- _STATED PROBLEM_:
Extract the lines from the start through the line that holds "powerRpm.map((r, i) =>", both included, omitting all images.

- _RECORDS FOR THIS TASK_:
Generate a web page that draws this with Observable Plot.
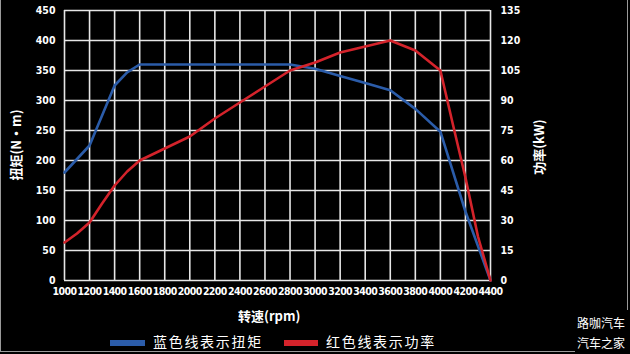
<!DOCTYPE html>
<html>
<head>
<meta charset="utf-8">
<script src="https://cdn.jsdelivr.net/npm/d3@7"></script>
<script src="https://cdn.jsdelivr.net/npm/@observablehq/plot@0.6"></script>
<style>
  html, body { margin: 0; padding: 0; background: #000; }
  #wrap { position: relative; width: 630px; height: 354px; background: #000; overflow: hidden; }
  #wrap svg { position: absolute; left: 0; top: 0; }
  .lbl { position: absolute; color: #fff; font-family: "Noto Sans CJK SC", sans-serif; white-space: nowrap; }
  .rot { transform: translate(-50%, -50%) rotate(-90deg); line-height: 1; }
  .sw { position: absolute; height: 6px; }
  .edge { position: absolute; background: #9a9a9a; }
</style>
</head>
<body>
<div id="wrap"></div>
<script>
// ---- data ----
const rpm        = [1000, 1200, 1400, 1500, 1600, 1800, 2000, 2200, 2400, 2600, 2800, 3000, 3200, 3400, 3600, 3800, 4000, 4200, 4400];
const torqueNm   = [180, 225, 325, 347, 360, 360, 360, 360, 360, 360, 360, 353, 341, 329, 317, 286, 248, 115, 0];
const powerRpm   = [1000, 1100, 1200, 1300, 1400, 1500, 1600, 1800, 2000, 2200, 2400, 2600, 2800, 3000, 3200, 3400, 3600, 3800, 4000, 4100, 4200, 4300, 4400];
const powerKW    = [19, 23.5, 29, 38.5, 47.5, 54.5, 60, 66, 72, 81, 89, 97, 105, 109, 114, 117, 120, 115, 105, 78, 51.5, 22, 0];
const xTicks     = d3.range(1000, 4401, 200);
const torqueTicks = d3.range(0, 451, 50);
const powerPerTorque = 135 / 450; // right axis 0–135 kW aligned with left 0–450 N·m

const torqueData = rpm.map((r, i) => ({rpm: r, v: torqueNm[i]}));
const powerData  = powerRpm.map((r, i) => ({rpm: r, v: powerKW[i] / powerPerTorque}));

const tickFont = "'DejaVu Sans Condensed', 'Roboto', sans-serif";
const plot = Plot.plot({
  width: 630,
  height: 354,
  marginLeft: 64,
  marginRight: 140,
  marginTop: 10,
  marginBottom: 74,
  style: {background: "#000", color: "#fff", fontFamily: tickFont, fontSize: "10.5px"},
  x: {domain: [1000, 4400]},
  y: {domain: [0, 450]},
  marks: [
    Plot.ruleX(xTicks, {stroke: "#e6e6e6", strokeWidth: 1.6}),
    Plot.ruleY(torqueTicks, {stroke: "#e6e6e6", strokeWidth: 1.6}),
    Plot.axisX(xTicks, {tickSize: 0, tickPadding: 7, fontWeight: "bold", fill: "#fff", label: null,
      tickFormat: d => String(d)}),
    Plot.axisY(torqueTicks, {anchor: "left", tickSize: 0, tickPadding: 9, fontWeight: "bold", fill: "#fff", label: null}),
    Plot.axisY(torqueTicks, {anchor: "right", tickSize: 0, tickPadding: 10, fontWeight: "bold", fill: "#fff",
      tickFormat: d => String(Math.round(d * powerPerTorque)), label: null}),
    Plot.line(torqueData, {x: "rpm", y: "v", stroke: "#2b5ca9", strokeWidth: 2.6}),
    Plot.line(powerData, {x: "rpm", y: "v", stroke: "#d4232b", strokeWidth: 2.6})
  ]
});
// tighten x tick labels
d3.select(plot).selectAll("g[aria-label='x-axis tick label'] text").style("letter-spacing", "-0.6px");

const wrap = document.getElementById("wrap");
wrap.appendChild(plot);

function addLabel(text, css, cls) {
  const d = document.createElement("div");
  d.className = "lbl" + (cls ? " " + cls : "");
  d.textContent = text;
  Object.assign(d.style, css);
  wrap.appendChild(d);
}
function addBox(cls, css) {
  const d = document.createElement("div");
  d.className = cls;
  Object.assign(d.style, css);
  wrap.appendChild(d);
}
addLabel("扭矩(N・m)", {left: "15px", top: "145px", fontSize: "13px", fontWeight: "bold"}, "rot");
addLabel("功率(kW)", {left: "538px", top: "147px", fontSize: "13px", fontWeight: "bold"}, "rot");
addLabel("转速(rpm)", {left: "238px", top: "306px", fontSize: "13px", fontWeight: "bold"});
addBox("sw", {left: "110px", top: "340px", width: "35px", background: "#2b5ca9"});
addLabel("蓝色线表示扭矩", {left: "153px", top: "331px", fontSize: "14px", letterSpacing: "1.7px"});
addBox("sw", {left: "284px", top: "340px", width: "34px", background: "#d4232b"});
addLabel("红色线表示功率", {left: "326px", top: "331px", fontSize: "14px", letterSpacing: "1.7px"});
addLabel("路咖汽车", {left: "577px", top: "314px", fontSize: "12px"});
addLabel("汽车之家", {left: "577px", top: "334px", fontSize: "12px"});
addBox("edge", {left: "0px", top: "0px", width: "1px", height: "352px"});
addBox("edge", {left: "627px", top: "0px", width: "1px", height: "310px"});
addBox("edge", {left: "0px", top: "351px", width: "575px", height: "1px"});
</script>
</body>
</html>
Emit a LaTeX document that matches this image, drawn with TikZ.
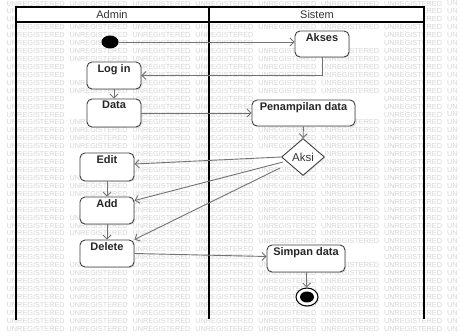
\documentclass[tikz,border=0pt]{standalone}
\usepackage{fontspec}
\setmainfont{Liberation Sans}
\usetikzlibrary{arrows.meta,shapes.geometric,shadows}
\newif\ifwmshow
\tikzset{
  wm/.style={anchor=west,inner sep=0pt,text=black!16,font=\fontsize{7.3}{8}\selectfont},
  lane/.style={draw=black,line width=1.9pt},
  hline/.style={draw=black,line width=1.3pt},
  head/.style={font=\fontsize{11}{13}\selectfont,text=black!80},
  actbox/.style={draw=black!75,fill=white,rounded corners=5pt,line width=0.9pt,
    drop shadow={opacity=0.2,shadow xshift=1.2pt,shadow yshift=-1.2pt}},
  boxtext/.style={anchor=north,inner sep=2.5pt,font=\bfseries\fontsize{11}{13}\selectfont,text=black!85},
  flow/.style={draw=black!55,line width=0.9pt,-{Straight Barb[length=4pt,width=8pt]}},
  decis/.style={diamond,draw=black!75,fill=white,line width=0.9pt,inner sep=0pt,
    minimum width=43pt,minimum height=37pt,font=\fontsize{11.5}{13}\selectfont,text=black!80,
    drop shadow={opacity=0.15,shadow xshift=1.2pt,shadow yshift=-1.2pt}},
}
\begin{document}
\begin{tikzpicture}[x=1pt,y=-1pt]
\useasboundingbox (0,0) rectangle (460,336);
\fill[white] (0,0) rectangle (460,336);
% watermark (words that would lie under a label are left out)
\foreach \r in {0,...,41}{
  \foreach \c in {0,...,7}{
    \pgfmathsetmacro\wx{6.5+62.9*\c}
    \pgfmathsetmacro\wy{3.5+7.93*\r}
    \global\wmshowtrue
    \foreach \ax/\ay/\bx/\by in {305/33/339/45, 97/64/131/76, 100/101/128/113,
        257/102/350/114, 292/151/314/163, 96/155/118/167, 96/199/118/211,
        88/242/126/254, 271/247/341/259, 95/9/129/21, 299/9/335/21}{
      \pgfmathtruncatemacro\hit{and(and(\wx<\bx,\wx+58>\ax),and(\wy-4<\by,\wy+4>\ay))}
      \ifnum\hit=1 \global\wmshowfalse\fi
    }
    \ifwmshow
      \ifnum\c=7
        \node[wm] (wm-\r-\c) at (\wx,\wy) {UN};
      \else
        \node[wm] (wm-\r-\c) at (\wx,\wy) {UNREGISTERED};
      \fi
    \fi
  }
}
% swimlanes
\fill[white] (16,7) rectangle (424,22);
\draw[hline] (16,7) -- (424,7);
\draw[hline] (16,22) -- (424,22);
\draw[lane] (16,6.4) -- (16,320);
\draw[lane] (209,6.4) -- (209,319);
\draw[lane] (424,6.4) -- (424,319);
\node[head] (hA) at (112,15) {Admin};
\node[head] (hS) at (317,15) {Sistem};
% nodes
\node[ellipse,fill=black,minimum width=17pt,minimum height=13pt,inner sep=0pt] (init) at (110,42) {};
\node[actbox,minimum width=54pt,minimum height=26pt,label={[boxtext]north:Akses}] (akses) at (322,44) {};
\node[actbox,minimum width=54pt,minimum height=27pt,label={[boxtext]north:Log in}] (login) at (114,75.5) {};
\node[actbox,minimum width=54pt,minimum height=28pt,label={[boxtext]north:Data}] (data) at (114,113) {};
\node[actbox,minimum width=103pt,minimum height=26pt,label={[boxtext]north:Penampilan data}] (pen) at (303.5,113) {};
\node[decis] (aksi) at (303,157) {Aksi};
\node[actbox,minimum width=54pt,minimum height=28pt,label={[boxtext]north:Edit}] (edit) at (107,167) {};
\node[actbox,minimum width=54pt,minimum height=27pt,label={[boxtext]north:Add}] (add) at (107,210.5) {};
\node[actbox,minimum width=54pt,minimum height=27pt,label={[boxtext]north:Delete}] (del) at (107,253.5) {};
\node[actbox,minimum width=78pt,minimum height=27pt,label={[boxtext]north:Simpan data}] (simpan) at (306,258.5) {};
\node[ellipse,draw=black,line width=1pt,fill=white,minimum width=22pt,minimum height=18pt,inner sep=0pt,
  drop shadow={opacity=0.2,shadow xshift=1.2pt,shadow yshift=-1.2pt}] (final) at (307,297) {};
\node[ellipse,fill=black,minimum width=14pt,minimum height=11pt,inner sep=0pt] (finalin) at (307,297) {};
% connectors
\draw[flow] (init) -- (init -| akses.west);
\draw[flow] (akses.south) |- (login.east);
\draw[flow] (login) -- (data);
\draw[flow] (data) -- (pen);
\draw[flow] (pen) -- (aksi);
\draw[flow] (aksi.west) -- ([yshift=3pt]edit.east);
\draw[flow] ([shift={(2,5)}]aksi.west) -- ([yshift=-4pt]add.north east);
\draw[flow] ([shift={(-1,11)}]aksi.west) -- (del.north east);
\draw[flow] (edit) -- (add);
\draw[flow] (add) -- (del);
\draw[flow] (del.east) -- ([yshift=2pt]simpan.west);
\draw[flow] (simpan) -- (final);
\end{tikzpicture}
\end{document}
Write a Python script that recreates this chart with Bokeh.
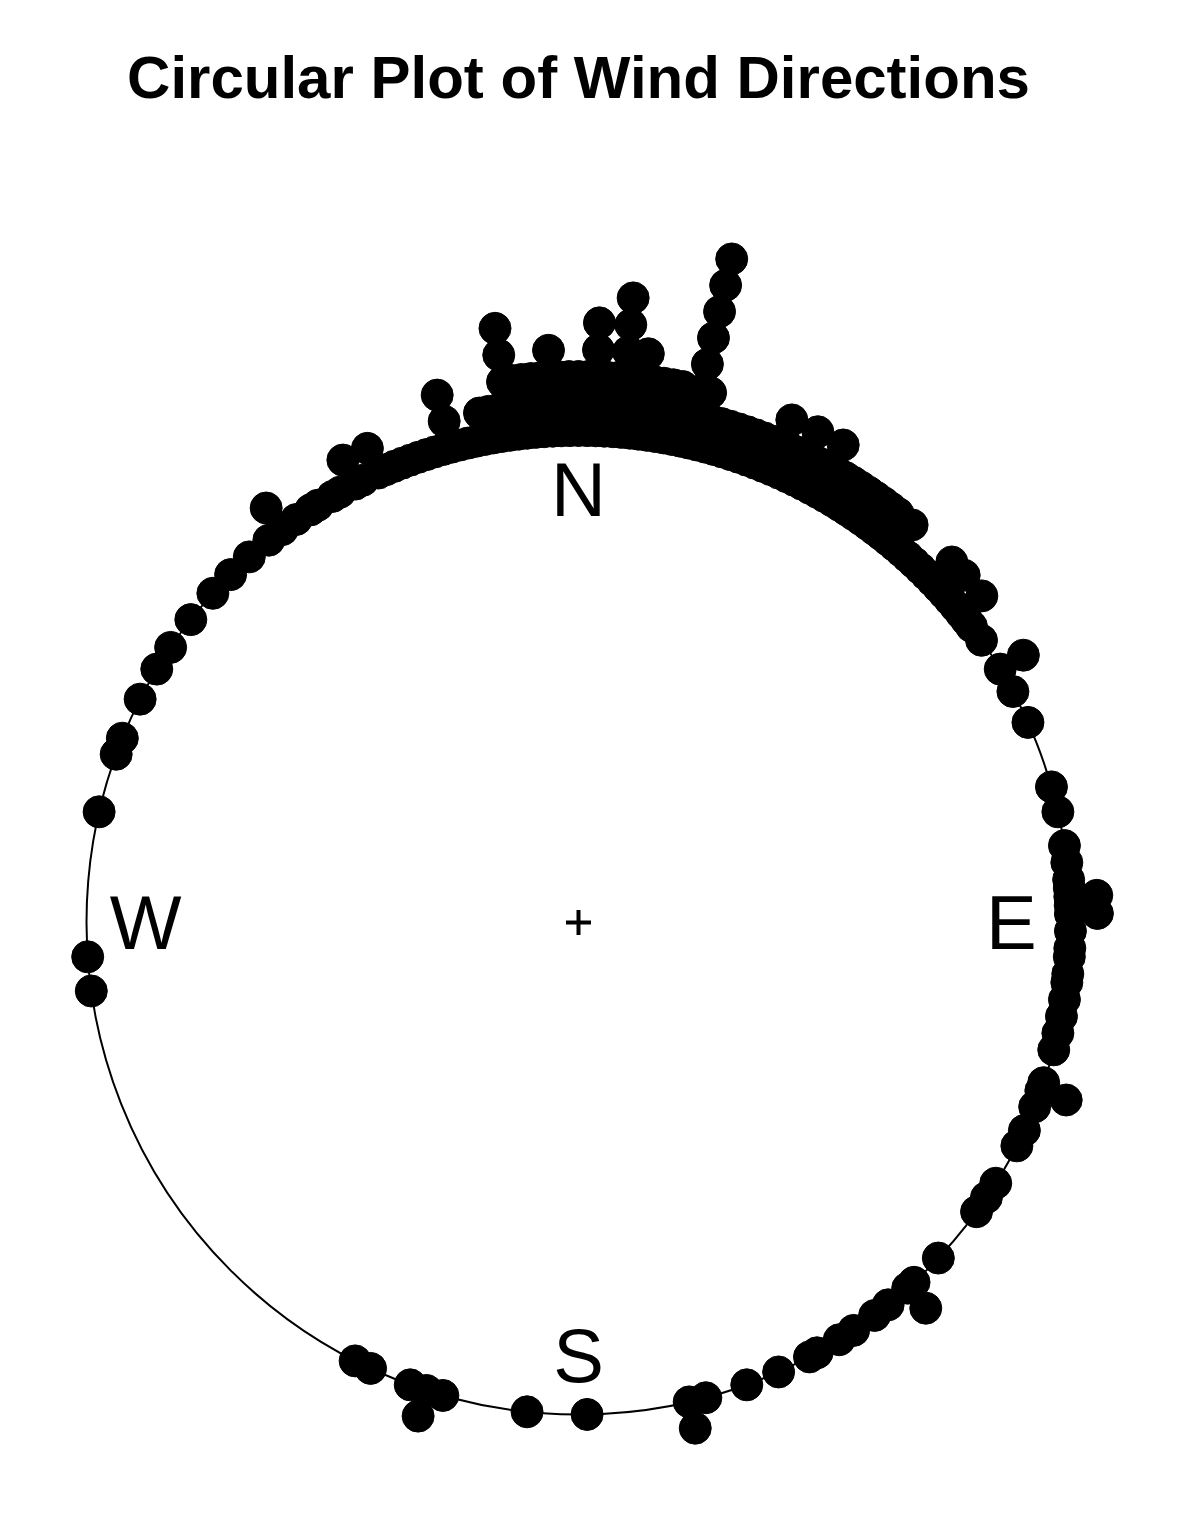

- _EXERCISE ANSWER_:
Generate a web page that draws this with Observable Plot.
<!DOCTYPE html>
<html>
<head>
<meta charset="utf-8">
<script src="https://cdn.jsdelivr.net/npm/d3@7"></script>
<script src="https://cdn.jsdelivr.net/npm/@observablehq/plot@0.6"></script>
<style>
  html, body { margin: 0; padding: 0; background: #000; }
  #wrap { position: relative; width: 630px; height: 354px; background: #000; overflow: hidden; }
  #wrap svg { position: absolute; left: 0; top: 0; }
  .lbl { position: absolute; color: #fff; font-family: "Noto Sans CJK SC", sans-serif; white-space: nowrap; }
  .rot { transform: translate(-50%, -50%) rotate(-90deg); line-height: 1; }
  .sw { position: absolute; height: 6px; }
  .edge { position: absolute; background: #9a9a9a; }
</style>
</head>
<body>
<div id="wrap"></div>
<script>
// ---- data ----
const rpm        = [1000, 1200, 1400, 1500, 1600, 1800, 2000, 2200, 2400, 2600, 2800, 3000, 3200, 3400, 3600, 3800, 4000, 4200, 4400];
const torqueNm   = [180, 225, 325, 347, 360, 360, 360, 360, 360, 360, 360, 353, 341, 329, 317, 286, 248, 115, 0];
const powerRpm   = [1000, 1100, 1200, 1300, 1400, 1500, 1600, 1800, 2000, 2200, 2400, 2600, 2800, 3000, 3200, 3400, 3600, 3800, 4000, 4100, 4200, 4300, 4400];
const powerKW    = [19, 23.5, 29, 38.5, 47.5, 54.5, 60, 66, 72, 81, 89, 97, 105, 109, 114, 117, 120, 115, 105, 78, 51.5, 22, 0];
const xTicks     = d3.range(1000, 4401, 200);
const torqueTicks = d3.range(0, 451, 50);
const powerPerTorque = 135 / 450; // right axis 0–135 kW aligned with left 0–450 N·m

const torqueData = rpm.map((r, i) => ({rpm: r, v: torqueNm[i]}));
const powerData  = powerRpm.map((r, i) => ({rpm: r, v: powerKW[i] / powerPerTorque}));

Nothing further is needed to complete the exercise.